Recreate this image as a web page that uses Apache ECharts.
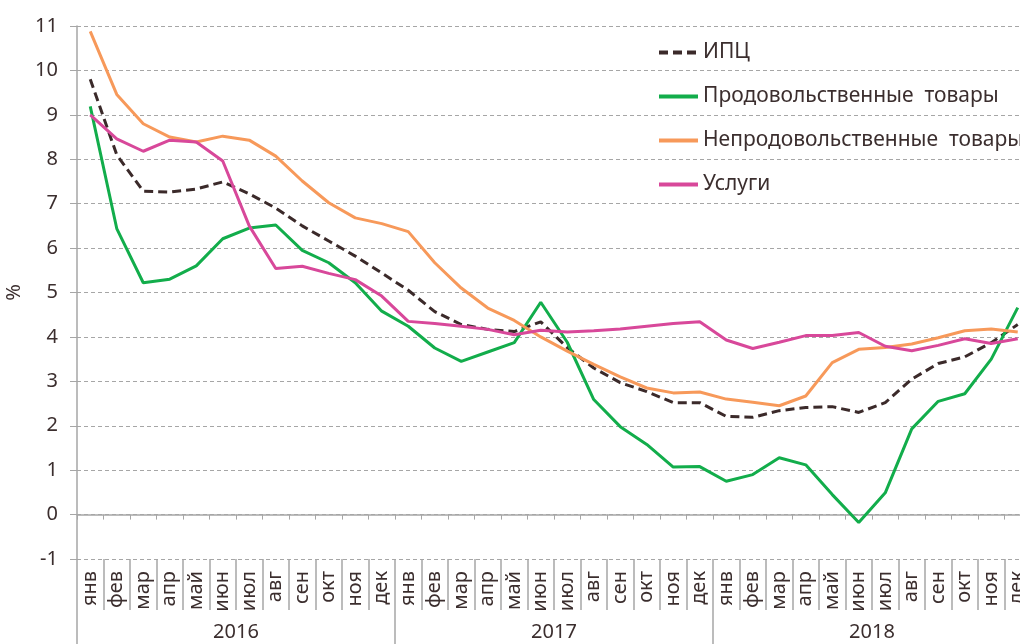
<!DOCTYPE html>
<html>
<head>
<meta charset="utf-8">
<script src="https://cdn.jsdelivr.net/npm/echarts@6/dist/echarts.min.js"></script>
<style>
  html, body { margin: 0; padding: 0; background: #fff; }
  #chart { width: 1020px; height: 644px; }
</style>
</head>
<body>
<div id="chart"></div>
<script>
// months, 2016-2018
var months = ['янв','фев','мар','апр','май','июн','июл','авг','сен','окт','ноя','дек',
              'янв','фев','мар','апр','май','июн','июл','авг','сен','окт','ноя','дек',
              'янв','фев','мар','апр','май','июн','июл','авг','сен','окт','ноя','дек'];
var years = ['2016', '2017', '2018'];

var cpi = [9.8, 8.1, 7.28, 7.26, 7.33, 7.49, 7.22, 6.9, 6.5, 6.16, 5.82, 5.44,
           5.05, 4.57, 4.28, 4.17, 4.12, 4.34, 3.76, 3.3, 2.97, 2.77, 2.52, 2.52,
           2.21, 2.19, 2.34, 2.41, 2.43, 2.3, 2.52, 3.05, 3.4, 3.55, 3.87, 4.28];
var food = [9.19, 6.44, 5.22, 5.3, 5.6, 6.21, 6.45, 6.52, 5.95, 5.67, 5.22, 4.58,
            4.24, 3.75, 3.45, 3.66, 3.87, 4.78, 3.88, 2.59, 1.98, 1.58, 1.07, 1.08,
            0.75, 0.9, 1.28, 1.12, 0.45, -0.18, 0.49, 1.93, 2.55, 2.72, 3.5, 4.66];
var nonfood = [10.88, 9.46, 8.8, 8.5, 8.39, 8.52, 8.43, 8.07, 7.51, 7.02, 6.68, 6.55,
               6.37, 5.67, 5.1, 4.65, 4.37, 4.0, 3.68, 3.38, 3.1, 2.85, 2.74, 2.76,
               2.6, 2.53, 2.45, 2.67, 3.42, 3.72, 3.76, 3.84, 3.98, 4.14, 4.18, 4.11];
var services = [9.0, 8.46, 8.18, 8.43, 8.39, 7.96, 6.5, 5.54, 5.59, 5.43, 5.29, 4.92,
                4.35, 4.3, 4.24, 4.17, 4.05, 4.15, 4.11, 4.14, 4.18, 4.24, 4.3, 4.34,
                3.93, 3.74, 3.88, 4.03, 4.03, 4.1, 3.79, 3.69, 3.81, 3.96, 3.85, 3.96];

var txt = '#3b2e2e';
var gray = '#a6a6a6';
var font = 'Noto Sans';

var chart = echarts.init(document.getElementById('chart'));
chart.setOption({
    animation: false,
    textStyle: { fontFamily: font, color: txt },
    // plot runs past the right edge, like the source
    grid: { left: 77, width: 954, top: 26, bottom: 85, containLabel: false, outerBoundsMode: 'none' },
    legend: {
        orient: 'vertical',
        left: 657,
        top: 42,
        padding: 0,
        itemWidth: 39,
        itemHeight: 14,
        itemGap: 23,
        itemStyle: { opacity: 0 },
        lineStyle: { width: 4 },
        textStyle: { fontSize: 21, color: txt, fontFamily: font, lineHeight: 21 },
        data: ['ИПЦ', 'Продовольственные  товары', 'Непродовольственные  товары', 'Услуги']
    },
    xAxis: [
        {
            // axis line at zero
            type: 'category',
            data: months,
            boundaryGap: true,
            axisLine: { onZero: true, lineStyle: { color: gray, width: 1.5 } },
            axisTick: { show: true, interval: 0, length: 5, lineStyle: { color: gray } },
            axisLabel: { show: false },
            splitLine: { show: false }
        },
        {
            // month labels
            type: 'category',
            data: months,
            position: 'bottom',
            boundaryGap: true,
            axisLine: { show: false, onZero: false },
            axisTick: { show: true, interval: 0, length: 51, lineStyle: { color: gray, width: 1.5 } },
            axisLabel: { interval: 0, rotate: 90, margin: 12, fontSize: 20, color: txt, fontFamily: font }
        },
        {
            // years
            type: 'category',
            data: years,
            position: 'bottom',
            offset: 51,
            boundaryGap: true,
            axisLine: { show: false, onZero: false },
            axisTick: { show: true, interval: 0, length: 40, lineStyle: { color: gray, width: 1.5 } },
            axisLabel: { interval: 0, margin: 12, fontSize: 20, color: txt, fontFamily: font }
        }
    ],
    yAxis: {
        type: 'value',
        min: -1,
        max: 11,
        interval: 1,
        name: '%',
        nameLocation: 'middle',
        nameRotate: 90,
        nameGap: 48,
        nameTextStyle: { fontSize: 20, color: txt, fontFamily: font },
        axisLine: { show: true, lineStyle: { color: gray, width: 1.5 } },
        axisTick: { show: true, length: 7, lineStyle: { color: gray } },
        axisLabel: { margin: 19, fontSize: 20, color: txt, fontFamily: font },
        splitLine: { show: true, lineStyle: { color: gray, type: [4, 3], width: 1 } }
    },
    series: [
        {
            name: 'ИПЦ', type: 'line', data: cpi, symbol: 'none', z: 3,
            itemStyle: { color: '#3b2a2a' },
            lineStyle: { color: '#3b2a2a', width: 3, type: [9, 5] }
        },
        {
            name: 'Продовольственные  товары', type: 'line', data: food, symbol: 'none',
            itemStyle: { color: '#12ad4b' },
            lineStyle: { color: '#12ad4b', width: 3 }
        },
        {
            name: 'Непродовольственные  товары', type: 'line', data: nonfood, symbol: 'none',
            itemStyle: { color: '#f7995a' },
            lineStyle: { color: '#f7995a', width: 3 }
        },
        {
            name: 'Услуги', type: 'line', data: services, symbol: 'none',
            itemStyle: { color: '#d8489a' },
            lineStyle: { color: '#d8489a', width: 3 }
        }
    ]
});
</script>
</body>
</html>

**WORK TO COMPLETE:**
Transcribe each line above verbatim, with the pictures left out.

**TASK OUTPUT:**
Recreate this image as a web page that uses Apache ECharts.
<!DOCTYPE html>
<html>
<head>
<meta charset="utf-8">
<script src="https://cdn.jsdelivr.net/npm/echarts@6/dist/echarts.min.js"></script>
<style>
  html, body { margin: 0; padding: 0; background: #fff; }
  #chart { width: 1020px; height: 644px; }
</style>
</head>
<body>
<div id="chart"></div>
<script>
// months, 2016-2018
var months = ['янв','фев','мар','апр','май','июн','июл','авг','сен','окт','ноя','дек',
              'янв','фев','мар','апр','май','июн','июл','авг','сен','окт','ноя','дек',
              'янв','фев','мар','апр','май','июн','июл','авг','сен','окт','ноя','дек'];
var years = ['2016', '2017', '2018'];

var cpi = [9.8, 8.1, 7.28, 7.26, 7.33, 7.49, 7.22, 6.9, 6.5, 6.16, 5.82, 5.44,
           5.05, 4.57, 4.28, 4.17, 4.12, 4.34, 3.76, 3.3, 2.97, 2.77, 2.52, 2.52,
           2.21, 2.19, 2.34, 2.41, 2.43, 2.3, 2.52, 3.05, 3.4, 3.55, 3.87, 4.28];
var food = [9.19, 6.44, 5.22, 5.3, 5.6, 6.21, 6.45, 6.52, 5.95, 5.67, 5.22, 4.58,
            4.24, 3.75, 3.45, 3.66, 3.87, 4.78, 3.88, 2.59, 1.98, 1.58, 1.07, 1.08,
            0.75, 0.9, 1.28, 1.12, 0.45, -0.18, 0.49, 1.93, 2.55, 2.72, 3.5, 4.66];
var nonfood = [10.88, 9.46, 8.8, 8.5, 8.39, 8.52, 8.43, 8.07, 7.51, 7.02, 6.68, 6.55,
               6.37, 5.67, 5.1, 4.65, 4.37, 4.0, 3.68, 3.38, 3.1, 2.85, 2.74, 2.76,
               2.6, 2.53, 2.45, 2.67, 3.42, 3.72, 3.76, 3.84, 3.98, 4.14, 4.18, 4.11];
var services = [9.0, 8.46, 8.18, 8.43, 8.39, 7.96, 6.5, 5.54, 5.59, 5.43, 5.29, 4.92,
                4.35, 4.3, 4.24, 4.17, 4.05, 4.15, 4.11, 4.14, 4.18, 4.24, 4.3, 4.34,
                3.93, 3.74, 3.88, 4.03, 4.03, 4.1, 3.79, 3.69, 3.81, 3.96, 3.85, 3.96];

var txt = '#3b2e2e';
var gray = '#a6a6a6';
var font = 'Noto Sans';

var chart = echarts.init(document.getElementById('chart'));
chart.setOption({
    animation: false,
    textStyle: { fontFamily: font, color: txt },
    // plot runs past the right edge, like the source
    grid: { left: 77, width: 954, top: 26, bottom: 85, containLabel: false, outerBoundsMode: 'none' },
    legend: {
        orient: 'vertical',
        left: 657,
        top: 42,
        padding: 0,
        itemWidth: 39,
        itemHeight: 14,
        itemGap: 23,
        itemStyle: { opacity: 0 },
        lineStyle: { width: 4 },
        textStyle: { fontSize: 21, color: txt, fontFamily: font, lineHeight: 21 },
        data: ['ИПЦ', 'Продовольственные  товары', 'Непродовольственные  товары', 'Услуги']
    },
    xAxis: [
        {
            // axis line at zero
            type: 'category',
            data: months,
            boundaryGap: true,
            axisLine: { onZero: true, lineStyle: { color: gray, width: 1.5 } },
            axisTick: { show: true, interval: 0, length: 5, lineStyle: { color: gray } },
            axisLabel: { show: false },
            splitLine: { show: false }
        },
        {
            // month labels
            type: 'category',
            data: months,
            position: 'bottom',
            boundaryGap: true,
            axisLine: { show: false, onZero: false },
            axisTick: { show: true, interval: 0, length: 51, lineStyle: { color: gray, width: 1.5 } },
            axisLabel: { interval: 0, rotate: 90, margin: 12, fontSize: 20, color: txt, fontFamily: font }
        },
        {
            // years
            type: 'category',
            data: years,
            position: 'bottom',
            offset: 51,
            boundaryGap: true,
            axisLine: { show: false, onZero: false },
            axisTick: { show: true, interval: 0, length: 40, lineStyle: { color: gray, width: 1.5 } },
            axisLabel: { interval: 0, margin: 12, fontSize: 20, color: txt, fontFamily: font }
        }
    ],
    yAxis: {
        type: 'value',
        min: -1,
        max: 11,
        interval: 1,
        name: '%',
        nameLocation: 'middle',
        nameRotate: 90,
        nameGap: 48,
        nameTextStyle: { fontSize: 20, color: txt, fontFamily: font },
        axisLine: { show: true, lineStyle: { color: gray, width: 1.5 } },
        axisTick: { show: true, length: 7, lineStyle: { color: gray } },
        axisLabel: { margin: 19, fontSize: 20, color: txt, fontFamily: font },
        splitLine: { show: true, lineStyle: { color: gray, type: [4, 3], width: 1 } }
    },
    series: [
        {
            name: 'ИПЦ', type: 'line', data: cpi, symbol: 'none', z: 3,
            itemStyle: { color: '#3b2a2a' },
            lineStyle: { color: '#3b2a2a', width: 3, type: [9, 5] }
        },
        {
            name: 'Продовольственные  товары', type: 'line', data: food, symbol: 'none',
            itemStyle: { color: '#12ad4b' },
            lineStyle: { color: '#12ad4b', width: 3 }
        },
        {
            name: 'Непродовольственные  товары', type: 'line', data: nonfood, symbol: 'none',
            itemStyle: { color: '#f7995a' },
            lineStyle: { color: '#f7995a', width: 3 }
        },
        {
            name: 'Услуги', type: 'line', data: services, symbol: 'none',
            itemStyle: { color: '#d8489a' },
            lineStyle: { color: '#d8489a', width: 3 }
        }
    ]
});
</script>
</body>
</html>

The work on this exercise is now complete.